The BUGB debate about its future moves onward, Council meets again in two weeks to make some decisions about the way forward. I’ll do another blog post about some of the proposals but I remain concerned we haven’t grasped the scale of the challenge we face and the culture change needed to move forward.
Whatever structures we end up with we need to change:
1. Our view of financing. Bluntly we must stop looking to maximise giving. The answer to our situation is not, life would be sorted if we had more money, because more money would prolong the problems. Rather it is in recognising that giving money is a result of committed relationship, common vision and shared mission. A focus on finance is evidence of a loss of focus on the things which really matter (ministry, mission, church, kingdom……)
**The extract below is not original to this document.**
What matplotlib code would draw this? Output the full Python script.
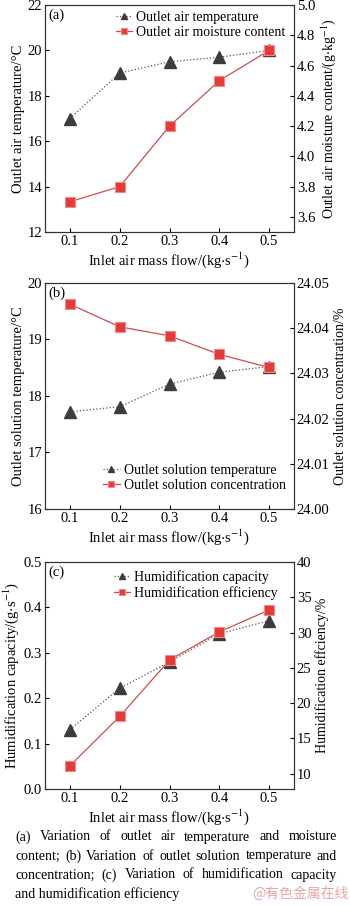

2. Our view of resourcing. For relationships to flourish the ethos of service provision and entitlement must be removed. I’m sure that whatever the future shape of the denomination looks like it will include some form of service provision, but the centre of gravity and locus of leadership should not lie here but in the networks of relationships which make up the denomination.
3. Our view of structure. Our life together should release ministries not control them. Certainly we need ways to hold each other to account but there is a difference between accountability and control. Accountability goes alongside pioneering, risk taking, enabling and encouraging; control retains permission giving, stifles innovation, restricts people and rewards those who play the system.
4. Our view of ‘corporate’. In all the good things we have done in recent years we have accidentally sold our soul. Our corporate style is based in charity governance, departmental management and representative committee. We need to reclaim a theology of catholicity, recognise responsibility for one another and commitment to freedom in Christ in order to express unity in shared values, rejoice in glorious diversity and trust in God’s call.
Some will think these thoughts subversive, undermining the good work people do. Others will say they are ill judged or argue they paint a caricature of BUGB that doesn’t exist. My hope is some will agree this matters because, as Peter Drucker is credited with saying, “culture eats strategy for breakfast”. Unless we get to grips with the values, beliefs and practices that make up our culture we are simply moving deckchairs when we need to be changing course.